I am devastated, but our conversation gave me a paradigm shift.
Read on … because this is more powerful than the “ask” as we know it.
Busy taking care of her final affairs and completing her will, she phoned me to bequeath one of her assets – her book. As we ended the call, she said she would try to call me once more and asked me to keep her health condition confidential for now, not wanting “mercy calls” from friends and public.
My own mortality just stared me in the face.
My uncle, in his 80s, often tells me, “Viken, I don’t have many years left. These days, I am thinking about my legacy. Have you thought about yours?”
Now, I think this man will live until he is 100. I hear that generous people are more likely to become centenarians. But his words actually gave me a different twist when it comes to philanthropy, especially in light of my friend’s phone call. I realized that, when it comes to charity, I actually do not like to give.
I like to invest in a nonprofit.
And I’m not alone.
Giving vs. Investing
The mere act of giving is not what brings major donors to the table. What they care about is the stamp they will make on the world. They see their gifts as investments in the future—a long-term strategy that will become a part of their legacy. When a donor makes a gift to invest in a nonprofit, they are investing in their own legacy.
The older we get, the more we reflect on our lives and begin to consider our individual legacies. For what will we be remembered? What did we do to improve the world?
By giving to a cause or organization they believe in, donors are actually investing in their legacies—legacies that will continue to grow long after they’re gone.

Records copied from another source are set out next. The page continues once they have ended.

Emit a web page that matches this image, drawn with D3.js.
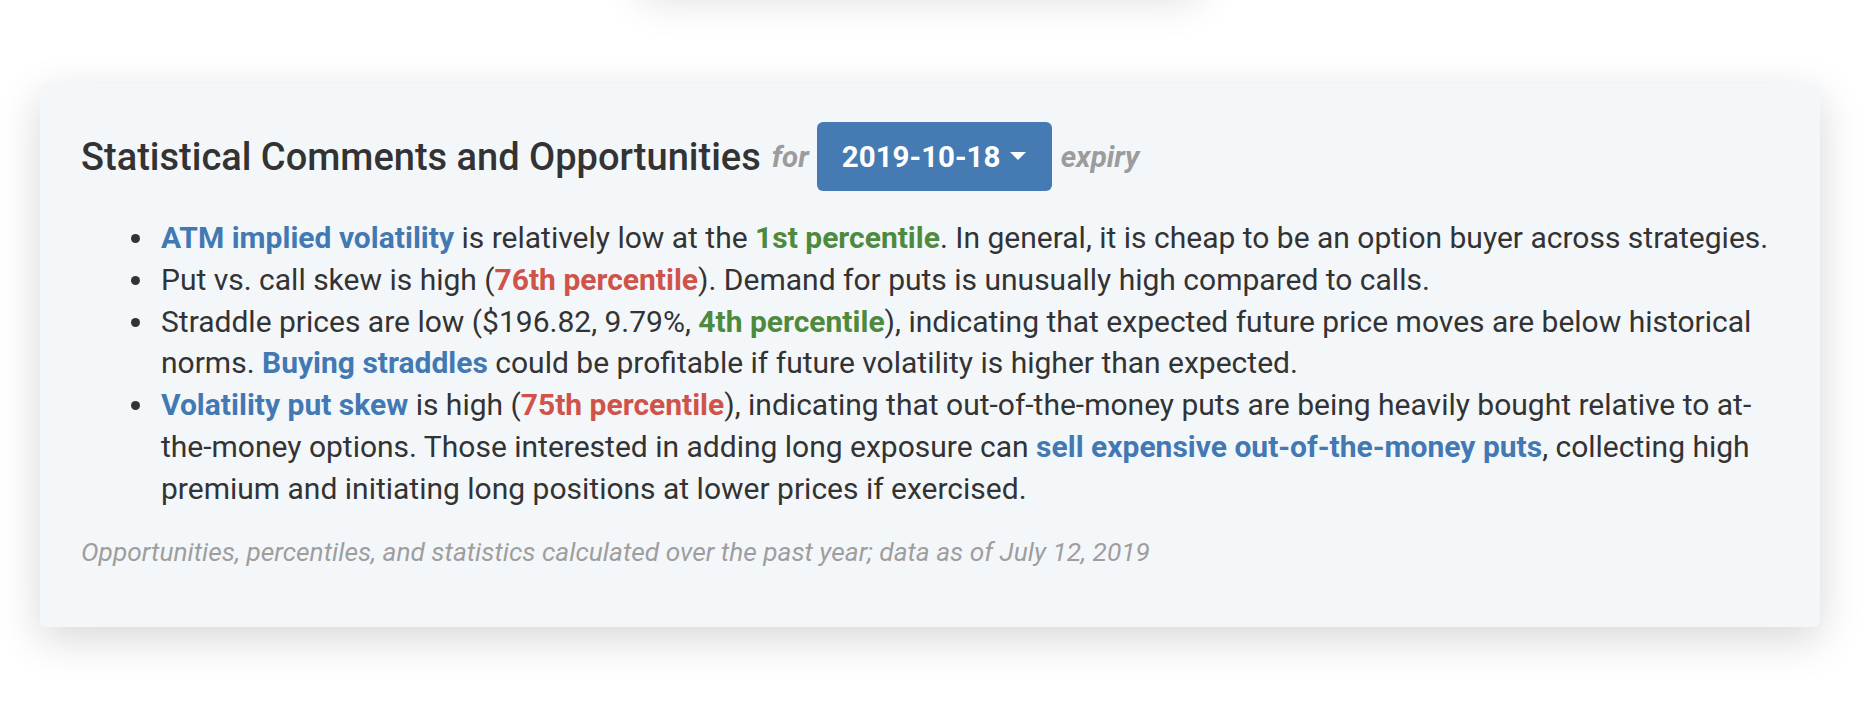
<!DOCTYPE html>
<html>
<head>
<meta charset="utf-8">
<script src="https://cdn.jsdelivr.net/npm/d3@7"></script>
<style>
  html, body { margin:0; padding:0; background:#ffffff; width:1872px; height:710px; overflow:hidden; font-family: Roboto, "Noto Sans", sans-serif; }
  #ghost { position:absolute; left:640px; top:-300px; width:560px; height:292px; background:#fff; box-shadow:0 8px 40px rgba(0,0,0,0.13); border-radius:6px; }
  #card { position:absolute; left:40px; top:84px; width:1780px; height:543px; background:#f4f7fa; border-radius:6px; box-shadow:0 12px 44px rgba(0,0,0,0.16); }
  .hdr { position:absolute; left:41px; top:38px; height:69px; display:flex; align-items:center; white-space:nowrap; }
  .title { font-size:38px; font-weight:500; color:#333; }
  .sub { font-size:29.5px; font-weight:700; font-style:italic; color:#9c9c9c; }
  .btn { background:#457ab3; color:#fff; border-radius:6px; height:69px; width:235px; display:flex; align-items:center; justify-content:center; font-size:29.5px; font-weight:700; box-sizing:border-box; }
  .caret { display:inline-block; width:0; height:0; border-left:8px solid transparent; border-right:8px solid transparent; border-top:8px solid #fff; margin-left:10px; position:relative; top:-1px; }
  .list { position:absolute; left:41px; top:133px; }
  .line { position:relative; height:41.8px; line-height:41.8px; padding-left:80px; white-space:nowrap; font-size:30px; color:#333; }
  .dot { position:absolute; left:50px; top:17px; width:9px; height:9px; border-radius:50%; background:#333; }
  .b { font-weight:700; }
  .blue { color:#4379b3; } .green { color:#4e8a3e; } .red { color:#d0534a; }
  .foot { position:absolute; left:41px; top:453px; font-size:26.3px; font-style:italic; color:#9e9e9e; white-space:nowrap; line-height:30px; }
</style>
</head>
<body>
<div id="ghost"></div>
<div id="card"></div>
<script>
// Text content as segments: [text, style]
const titleText = "Statistical Comments and Opportunities";
const forText = "for";
const expiryDate = "2019-10-18";
const expiryText = "expiry";
const bullet1 = [[["ATM implied volatility","blue"],[" is relatively low at the ",""],["1st percentile","green"],[". In general, it is cheap to be an option buyer across strategies.",""]]];
const bullet2 = [[["Put vs. call skew is high (",""],["76th percentile","red"],["). Demand for puts is unusually high compared to calls.",""]]];
const bullet3 = [
  [["Straddle prices are low ($196.82, 9.79%, ",""],["4th percentile","green"],["), indicating that expected future price moves are below historical",""]],
  [["norms. ",""],["Buying straddles","blue"],[" could be profitable if future volatility is higher than expected.",""]]
];
const bullet4 = [
  [["Volatility put skew","blue"],[" is high (",""],["75th percentile","red"],["), indicating that out-of-the-money puts are being heavily bought relative to at-",""]],
  [["the-money options. Those interested in adding long exposure can ",""],["sell expensive out-of-the-money puts","blue"],[", collecting high",""]],
  [["premium and initiating long positions at lower prices if exercised.",""]]
];
const bullets = [bullet1, bullet2, bullet3, bullet4];
const footnote = "Opportunities, percentiles, and statistics calculated over the past year; data as of July 12, 2019";

const card = d3.select("#card");
const hdr = card.append("div").attr("class","hdr");
hdr.append("span").attr("class","title").text(titleText);
hdr.append("span").attr("class","sub").style("margin-left","11px").style("margin-right","8px").text(forText);
const btn = hdr.append("div").attr("class","btn");
btn.append("span").text(expiryDate);
btn.append("span").attr("class","caret");
hdr.append("span").attr("class","sub").style("margin-left","9px").text(expiryText);

const list = card.append("div").attr("class","list");
bullets.forEach(b => {
  b.forEach((ln, i) => {
    const row = list.append("div").attr("class","line");
    if (i === 0) row.append("span").attr("class","dot");
    row.selectAll("span.seg").data(ln).enter().append("span")
      .attr("class", d => "seg" + (d[1] ? " b " + d[1] : ""))
      .text(d => d[0]);
  });
});
card.append("div").attr("class","foot").text(footnote);
</script>
</body>
</html>
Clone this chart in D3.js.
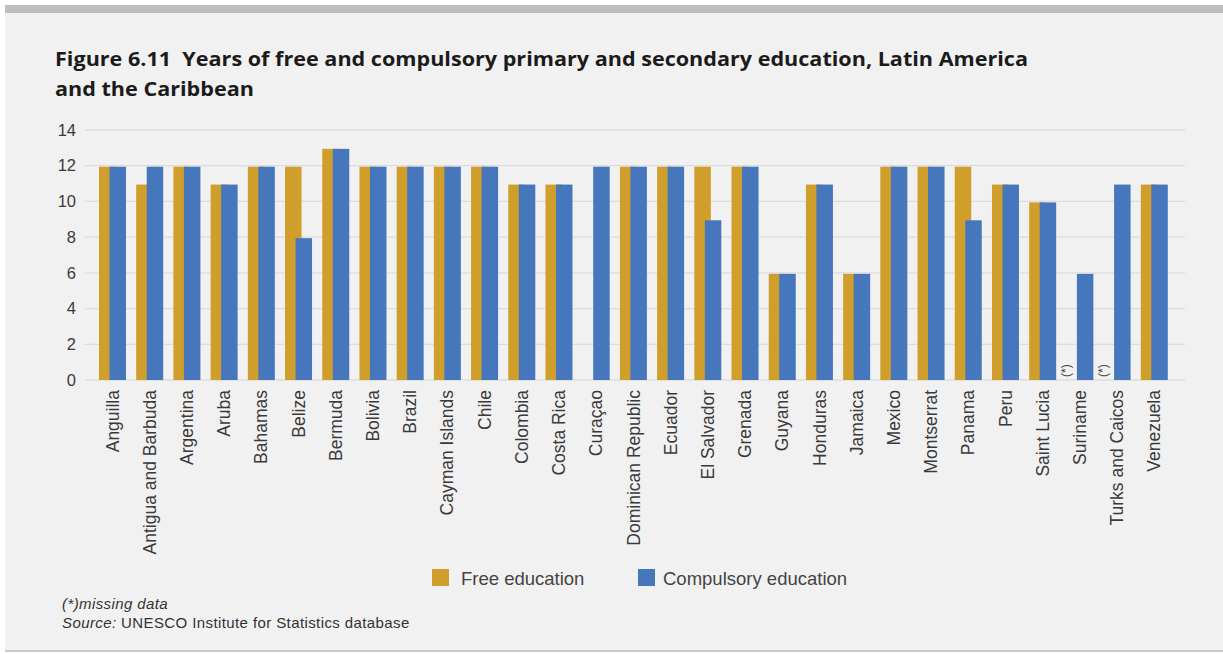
<!DOCTYPE html>
<html>
<head>
<meta charset="utf-8">
<script src="https://cdn.jsdelivr.net/npm/d3@7"></script>
<style>
  body { margin: 0; background: #fff; }
  svg { display: block; }
</style>
</head>
<body>
<script>
// categories and values
const countries = ["Anguilla", "Antigua and Barbuda", "Argentina", "Aruba", "Bahamas", "Belize",
  "Bermuda", "Bolivia", "Brazil", "Cayman Islands", "Chile", "Colombia", "Costa Rica", "Curaçao",
  "Dominican Republic", "Ecuador", "El Salvador", "Grenada", "Guyana", "Honduras", "Jamaica",
  "Mexico", "Montserrat", "Panama", "Peru", "Saint Lucia", "Suriname", "Turks and Caicos", "Venezuela"];
const freeEducation = [12, 11, 12, 11, 12, 12, 13, 12, 12, 12, 12, 11, 11, null,
  12, 12, 12, 12, 6, 11, 6, 12, 12, 12, 11, 10, null, null, 11];
const compulsoryEducation = [12, 12, 12, 11, 12, 8, 13, 12, 12, 12, 12, 11, 11, 12,
  12, 12, 9, 12, 6, 11, 6, 12, 12, 9, 11, 10, 6, 11, 11];
const missingMarked = ["Suriname", "Turks and Caicos"];
const yTicks = [0, 2, 4, 6, 8, 10, 12, 14];
const seriesNames = ["Free education", "Compulsory education"];

const W = 1223, H = 654;
const colors = {free: "#D09E2B", comp: "#4677BD"};

const svg = d3.select("body").append("svg")
  .attr("width", W).attr("height", H);

// panel background and frame
svg.append("rect").attr("x", 5).attr("y", 5).attr("width", W - 5).attr("height", H - 8)
  .attr("fill", "#f1f1f1");
svg.append("rect").attr("x", 5).attr("y", 5).attr("width", W - 5).attr("height", 8)
  .attr("fill", "#bebebe");
svg.append("rect").attr("x", 5).attr("y", 650).attr("width", W - 5).attr("height", 2)
  .attr("fill", "#c9c9c9");

// title
const title = svg.append("text")
  .attr("font-family", "'Open Sans', Lato, sans-serif")
  .attr("font-weight", 700).attr("font-size", 20).attr("fill", "#1b1b1b")
  .style("white-space", "pre");
const t1 = title.append("tspan").attr("x", 55).attr("y", 66)
  .text("Figure 6.11\u00a0 Years of free and compulsory primary and secondary education, Latin America");
const t2 = title.append("tspan").attr("x", 55).attr("y", 96).text("and the Caribbean");
// stretch the first line to the width it has in the figure
const len1 = t1.node().getComputedTextLength();
const k = 973 / len1;
t1.attr("textLength", 973).attr("lengthAdjust", "spacingAndGlyphs");
t2.attr("textLength", t2.node().getComputedTextLength() * k).attr("lengthAdjust", "spacingAndGlyphs");

const x = d3.scaleBand().domain(countries).range([93.9, 1172.9]);
const y = d3.scaleLinear().domain([0, 14]).range([380, 130]);

// gridlines
svg.append("g").selectAll("line").data(yTicks).join("line")
  .attr("x1", 85).attr("x2", 1185)
  .attr("y1", d => y(d)).attr("y2", d => y(d))
  .attr("stroke", "#dcdcdc").attr("stroke-width", 1.3);

// y axis
const yAxis = svg.append("g").attr("transform", "translate(76,0)")
  .call(d3.axisLeft(y).tickValues(yTicks).tickSize(0).tickPadding(0));
yAxis.select(".domain").remove();
yAxis.selectAll("text").attr("font-family", "'Liberation Sans', Arial, sans-serif")
  .attr("font-size", 16.5).attr("fill", "#3a3a3a");

const bw = 16.5;
const rows = countries.map((c, i) => ({c, free: freeEducation[i], comp: compulsoryEducation[i]}));
const bars = svg.append("g");
bars.selectAll("rect.free").data(rows.filter(d => d.free != null)).join("rect")
  .attr("class", "free")
  .attr("x", d => x(d.c) + x.bandwidth() / 2 - 13.5)
  .attr("width", bw)
  .attr("y", d => y(d.free) + 1)
  .attr("height", d => y(0) - y(d.free) - 1)
  .attr("fill", colors.free);
bars.selectAll("rect.comp").data(rows.filter(d => d.comp != null)).join("rect")
  .attr("class", "comp")
  .attr("x", d => x(d.c) + x.bandwidth() / 2 - 3)
  .attr("width", bw)
  .attr("y", d => y(d.comp) + 1)
  .attr("height", d => y(0) - y(d.comp) - 1)
  .attr("fill", colors.comp);

// (*) markers for missing free education data
svg.append("g").selectAll("text").data(missingMarked).join("text")
  .attr("transform", d => `translate(${x(d) + x.bandwidth() / 2 - 10},377) rotate(-90)`)
  .attr("font-family", "'Liberation Sans', Arial, sans-serif")
  .attr("font-size", 12).attr("fill", "#444")
  .text("(*)");

// x axis labels
const xAxis = svg.append("g").attr("transform", "translate(0,380)")
  .call(d3.axisBottom(x).tickSize(0).tickPadding(0));
xAxis.select(".domain").remove();
xAxis.selectAll("text")
  .attr("font-family", "'Liberation Sans', Arial, sans-serif")
  .attr("font-size", 17.5).attr("fill", "#3a3a3a")
  .attr("transform", "rotate(-90)")
  .attr("text-anchor", "end")
  .attr("dy", "0.35em")
  .attr("x", -10).attr("y", 0);

// legend
const legend = svg.append("g").attr("font-family", "'Liberation Sans', Arial, sans-serif")
  .attr("font-size", 18.5).attr("fill", "#444");
const legendX = [432, 638];
const legendTextX = [461, 663];
seriesNames.forEach((name, i) => {
  legend.append("rect").attr("x", legendX[i]).attr("y", 569).attr("width", 17).attr("height", 17)
    .attr("fill", i === 0 ? colors.free : colors.comp);
  legend.append("text").attr("x", legendTextX[i]).attr("y", 585).text(name);
});

// footnotes
const foot = svg.append("g").attr("font-family", "'Liberation Sans', Arial, sans-serif")
  .attr("font-size", 15).attr("letter-spacing", 0.4).attr("fill", "#333");
foot.append("text").attr("x", 62).attr("y", 609).attr("font-style", "italic").text("(*)missing data");
const src = foot.append("text").attr("x", 62).attr("y", 628);
src.append("tspan").attr("font-style", "italic").text("Source:");
src.append("tspan").text(" UNESCO Institute for Statistics database");
</script>
</body>
</html>
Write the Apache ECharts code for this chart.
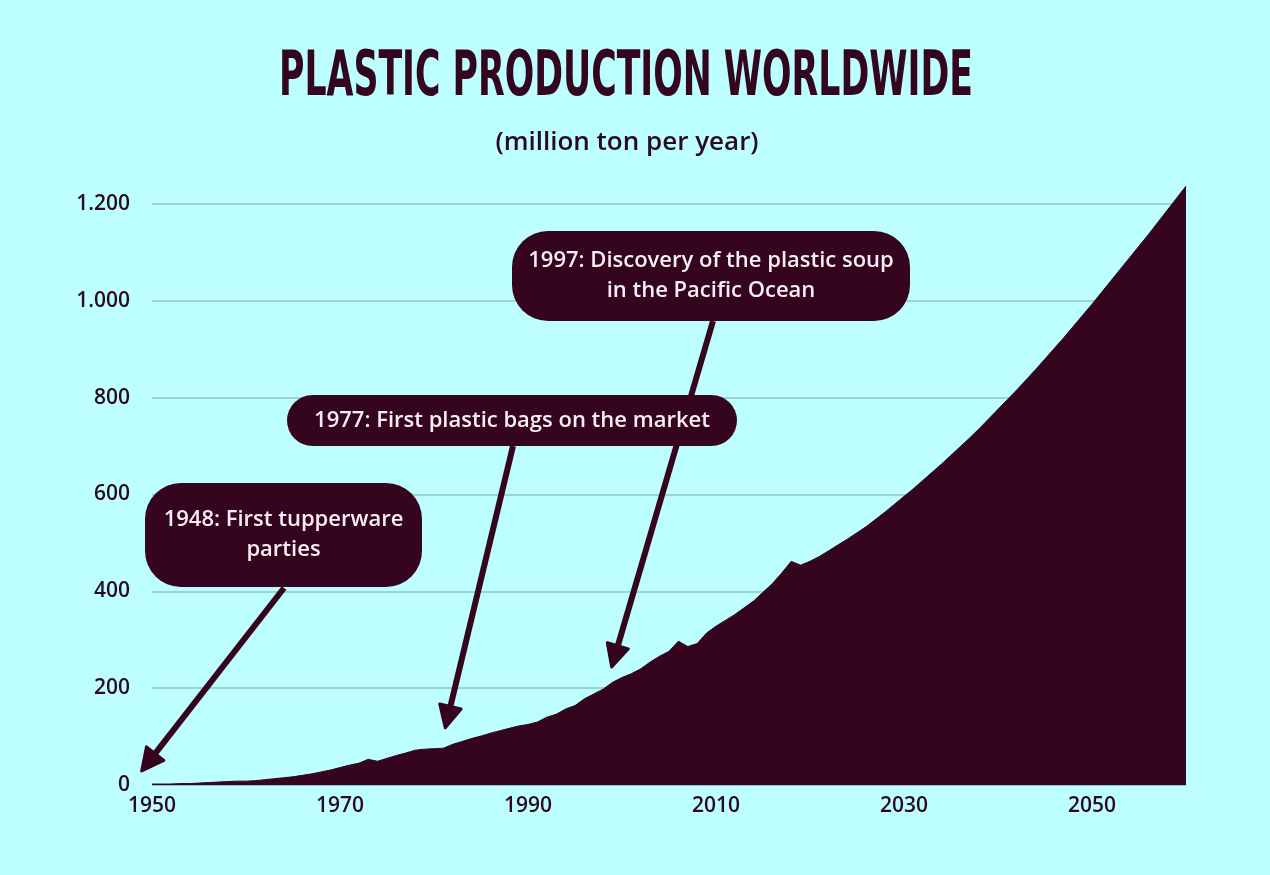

They are investing in a way for their loved ones and friends to remember them. One that guarantees that their deep-seated beliefs will live on.
Investing in a Nonprofit Means Investing in Immortality
Many fundraisers seem to think that the heart of their job is talking—specifically, asking donors to make large contributions of money. But even the most generous donor doesn’t really like being asked.
Any good fundraiser will tell you that their job is actually about listening. If you listen to your donors and put yourself in their shoes, you’ll learn what’s important to them and, eventually, the values and causes they want their names associated with after they are gone. Only after hearing what matters to them can you help them reach these goals—by educating them about ways to invest in their legacy.
This approach isn’t always second nature—especially if you are a young fundraiser and have not yet considered or planned for your own legacy. But it is a must if you want to be successful. And this is where your paradigm shift must occur.
Ask Without Asking
Try this: the next time you meet with a donor, listen to their story. Then tell them a story about creating a legacy. Talk with them about investing in their own future as well as your nonprofit’s.
Help them to build a dream.
If you do this, the gift may come in before you even make the ask. The donor knows why you are there, after all.
At the end of the day, most donors are a little selfish. They may give, but they do so in order to invest in their own legacies.
It’s your job to show them how to maintain the continuity of their deep-seated beliefs for generations to come. When a donor makes a gift to invest in a nonprofit, they are investing in the future.